[START OF RECORDS PROVIDED]

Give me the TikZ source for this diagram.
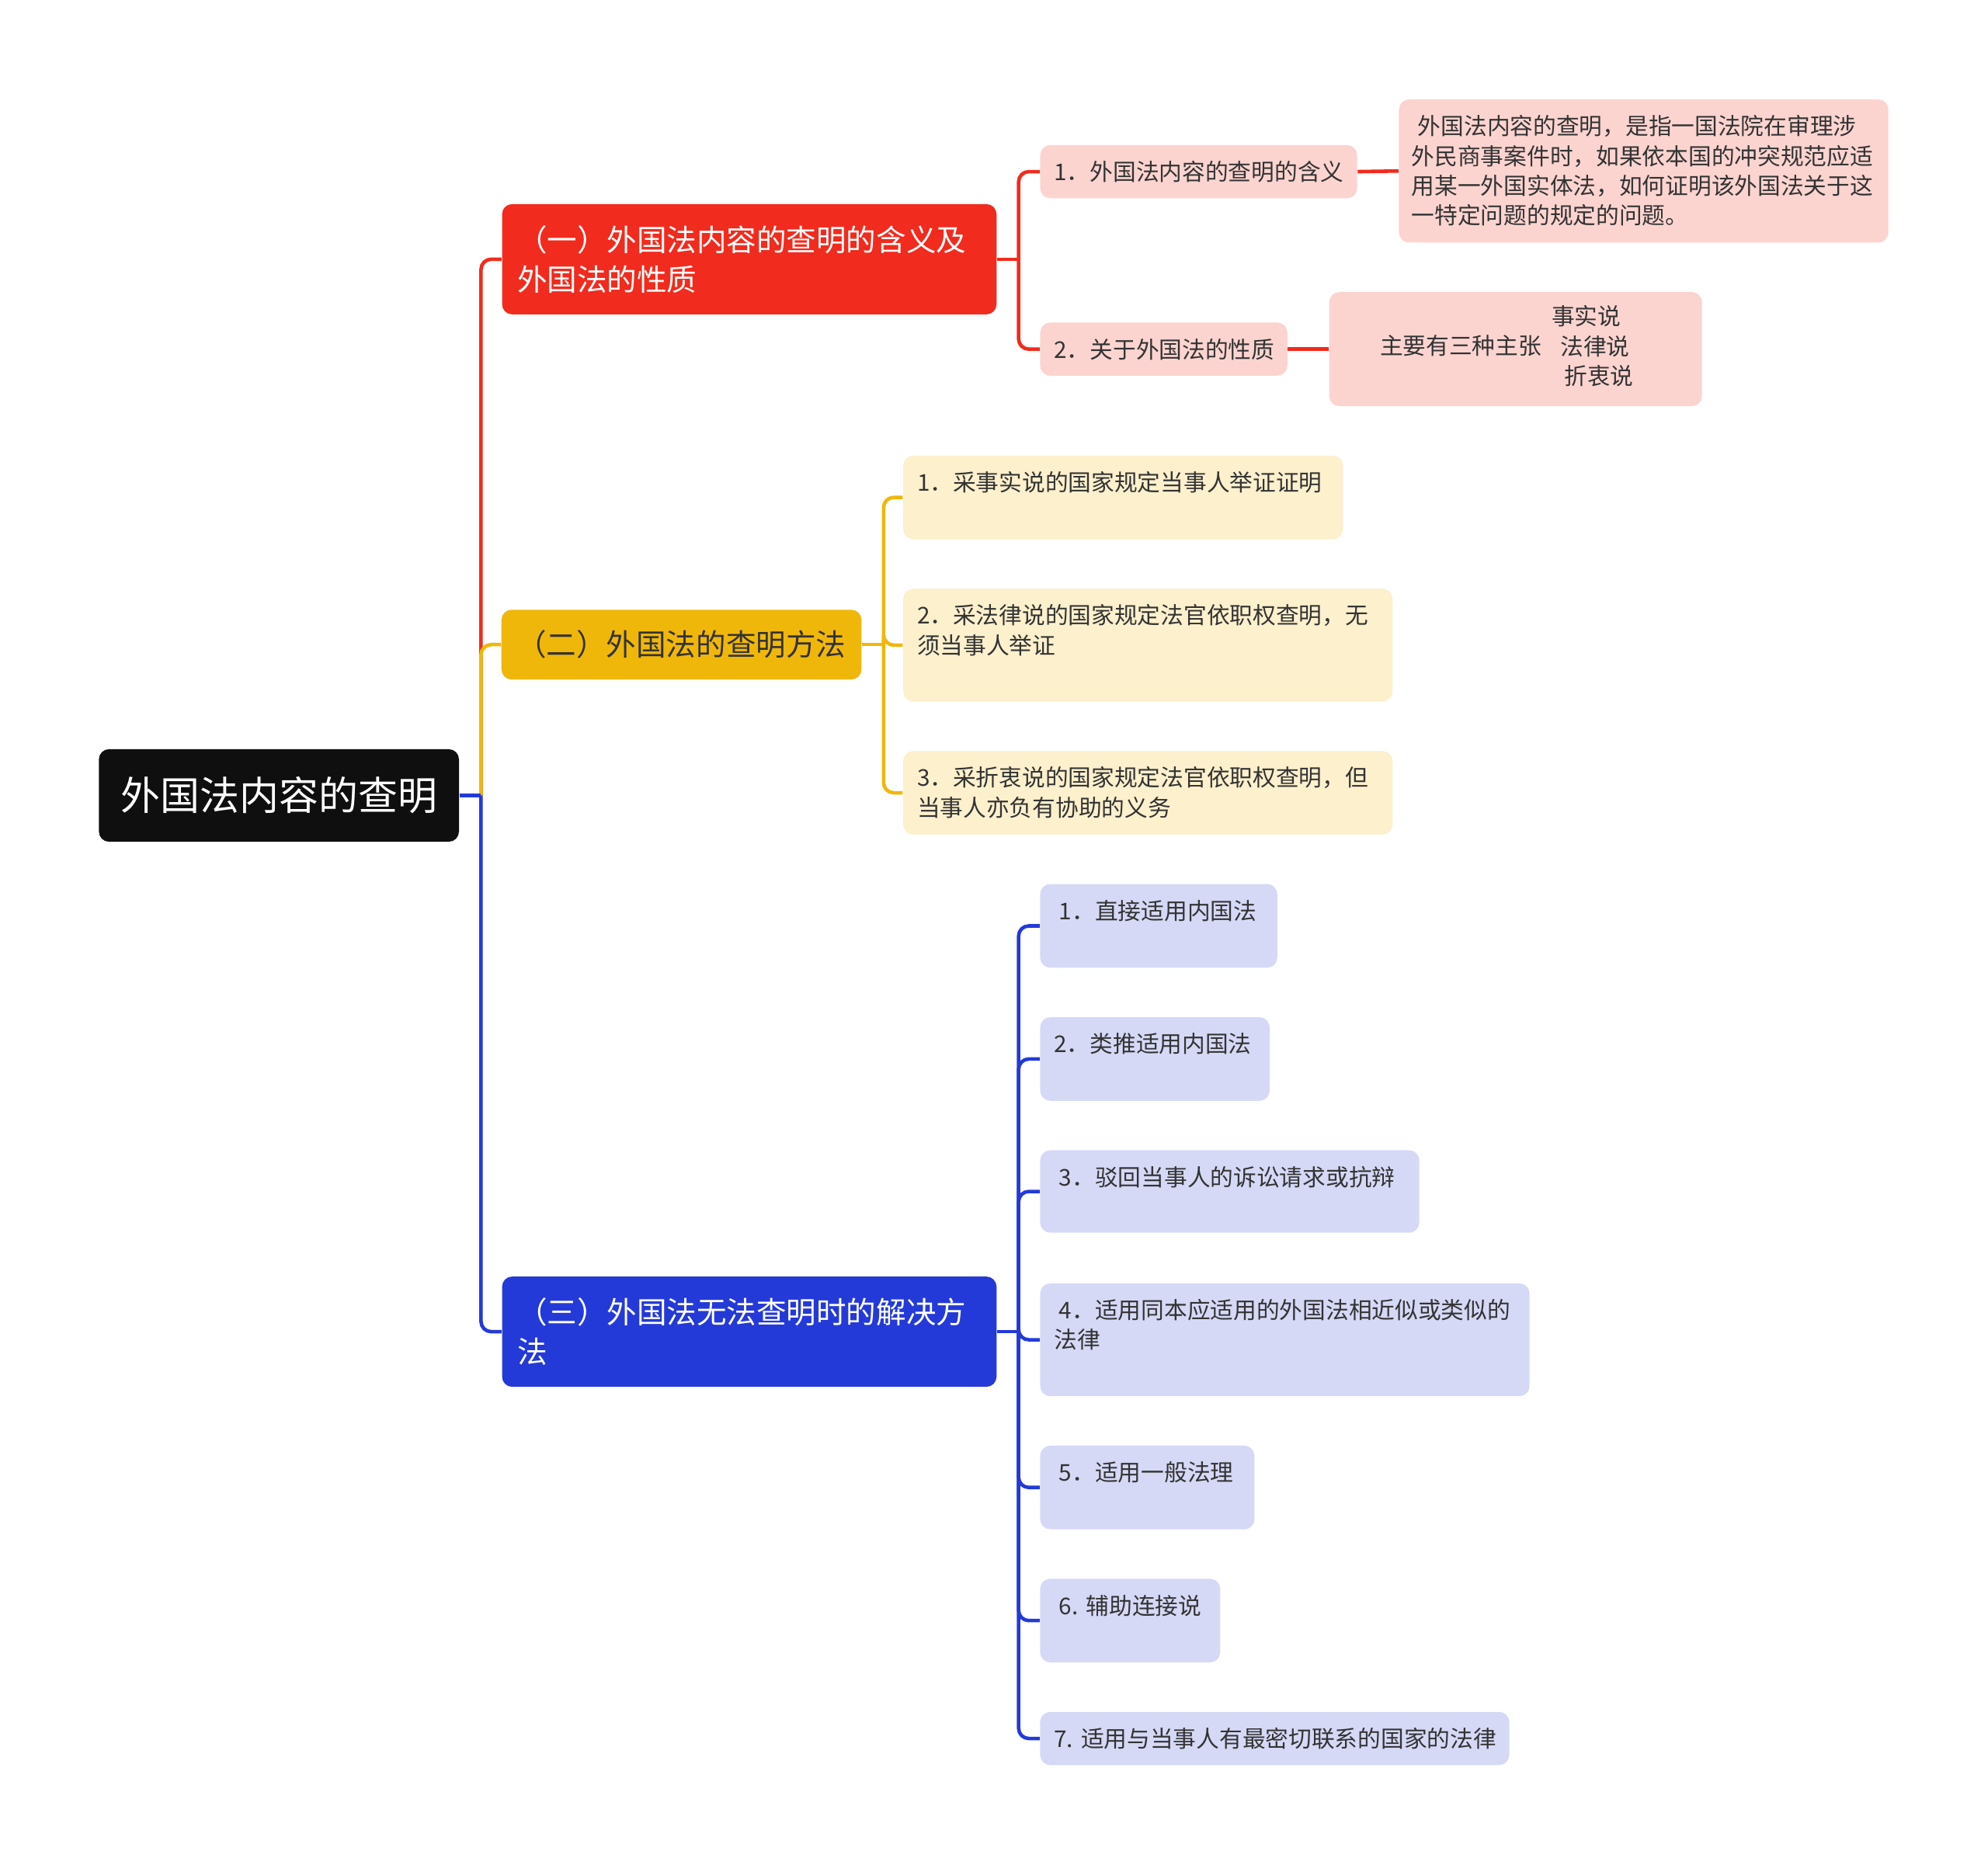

[END OF RECORDS PROVIDED]
[START OF RECORDS PROVIDED]

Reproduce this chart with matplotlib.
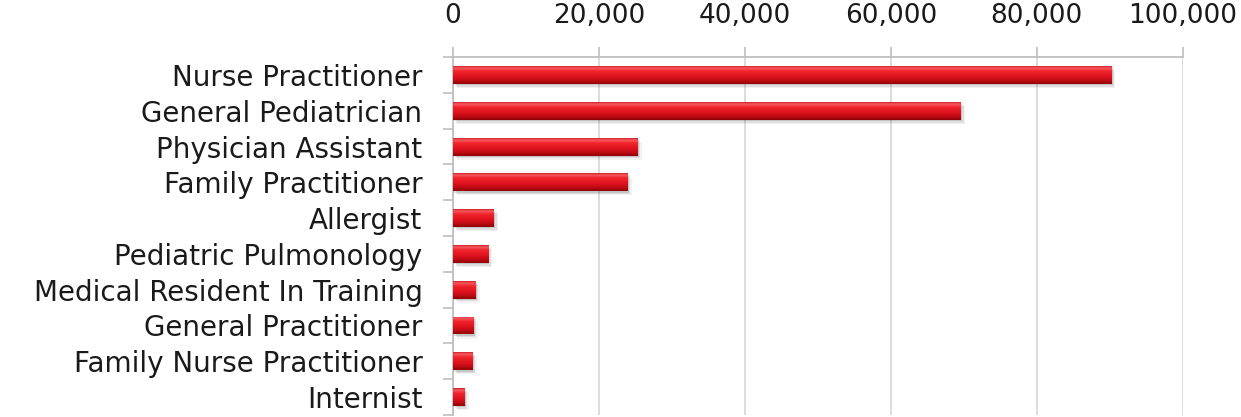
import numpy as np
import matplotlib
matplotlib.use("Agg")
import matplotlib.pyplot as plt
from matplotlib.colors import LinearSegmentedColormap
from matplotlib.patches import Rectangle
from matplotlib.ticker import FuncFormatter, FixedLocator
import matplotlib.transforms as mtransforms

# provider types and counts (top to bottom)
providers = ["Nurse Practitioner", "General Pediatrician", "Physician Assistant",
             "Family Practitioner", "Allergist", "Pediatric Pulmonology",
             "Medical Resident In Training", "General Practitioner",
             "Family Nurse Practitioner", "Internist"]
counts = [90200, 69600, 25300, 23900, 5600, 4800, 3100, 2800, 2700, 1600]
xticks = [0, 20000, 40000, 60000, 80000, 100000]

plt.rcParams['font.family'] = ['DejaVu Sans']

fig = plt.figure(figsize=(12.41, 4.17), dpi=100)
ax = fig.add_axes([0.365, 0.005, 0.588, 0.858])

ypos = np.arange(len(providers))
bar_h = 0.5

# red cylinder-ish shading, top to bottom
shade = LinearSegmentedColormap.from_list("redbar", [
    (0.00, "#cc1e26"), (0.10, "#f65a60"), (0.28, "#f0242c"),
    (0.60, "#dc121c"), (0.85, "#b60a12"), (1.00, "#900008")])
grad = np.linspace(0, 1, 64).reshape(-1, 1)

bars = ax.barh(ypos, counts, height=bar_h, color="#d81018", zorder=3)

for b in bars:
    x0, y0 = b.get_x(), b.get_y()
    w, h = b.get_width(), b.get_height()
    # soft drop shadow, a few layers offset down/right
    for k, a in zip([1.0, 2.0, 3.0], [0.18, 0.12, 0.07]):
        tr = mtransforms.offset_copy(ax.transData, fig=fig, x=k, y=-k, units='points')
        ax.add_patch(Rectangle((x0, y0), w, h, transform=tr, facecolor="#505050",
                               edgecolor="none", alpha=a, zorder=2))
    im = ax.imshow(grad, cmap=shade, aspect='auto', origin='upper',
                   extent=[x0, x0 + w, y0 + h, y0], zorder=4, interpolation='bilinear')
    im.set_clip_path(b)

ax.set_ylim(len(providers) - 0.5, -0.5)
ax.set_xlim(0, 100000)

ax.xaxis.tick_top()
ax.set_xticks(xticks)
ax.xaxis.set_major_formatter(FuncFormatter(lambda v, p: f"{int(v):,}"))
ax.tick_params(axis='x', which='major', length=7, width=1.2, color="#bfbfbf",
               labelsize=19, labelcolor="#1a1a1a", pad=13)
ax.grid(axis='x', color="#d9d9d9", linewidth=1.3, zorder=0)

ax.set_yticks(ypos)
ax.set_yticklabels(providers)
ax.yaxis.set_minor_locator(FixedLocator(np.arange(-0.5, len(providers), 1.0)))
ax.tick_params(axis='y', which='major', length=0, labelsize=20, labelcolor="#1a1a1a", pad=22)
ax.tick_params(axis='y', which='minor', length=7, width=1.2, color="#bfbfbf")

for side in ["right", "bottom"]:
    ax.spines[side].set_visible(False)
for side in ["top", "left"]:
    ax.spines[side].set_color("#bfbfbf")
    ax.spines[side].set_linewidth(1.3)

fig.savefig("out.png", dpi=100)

[END OF RECORDS PROVIDED]

→ **GOAL**
Exactly reproduce the lines from the line holding "Reproduce this chart with matplotlib." through the line holding "grad = np.linspace(0, 1, 64).reshape(-1, 1)", and only those; pictures are to be left out.

→ **ANSWER TO THE EXERCISE**
Reproduce this chart with matplotlib.
import numpy as np
import matplotlib
matplotlib.use("Agg")
import matplotlib.pyplot as plt
from matplotlib.colors import LinearSegmentedColormap
from matplotlib.patches import Rectangle
from matplotlib.ticker import FuncFormatter, FixedLocator
import matplotlib.transforms as mtransforms

# provider types and counts (top to bottom)
providers = ["Nurse Practitioner", "General Pediatrician", "Physician Assistant",
             "Family Practitioner", "Allergist", "Pediatric Pulmonology",
             "Medical Resident In Training", "General Practitioner",
             "Family Nurse Practitioner", "Internist"]
counts = [90200, 69600, 25300, 23900, 5600, 4800, 3100, 2800, 2700, 1600]
xticks = [0, 20000, 40000, 60000, 80000, 100000]

plt.rcParams['font.family'] = ['DejaVu Sans']

fig = plt.figure(figsize=(12.41, 4.17), dpi=100)
ax = fig.add_axes([0.365, 0.005, 0.588, 0.858])

ypos = np.arange(len(providers))
bar_h = 0.5

# red cylinder-ish shading, top to bottom
shade = LinearSegmentedColormap.from_list("redbar", [
    (0.00, "#cc1e26"), (0.10, "#f65a60"), (0.28, "#f0242c"),
    (0.60, "#dc121c"), (0.85, "#b60a12"), (1.00, "#900008")])
grad = np.linspace(0, 1, 64).reshape(-1, 1)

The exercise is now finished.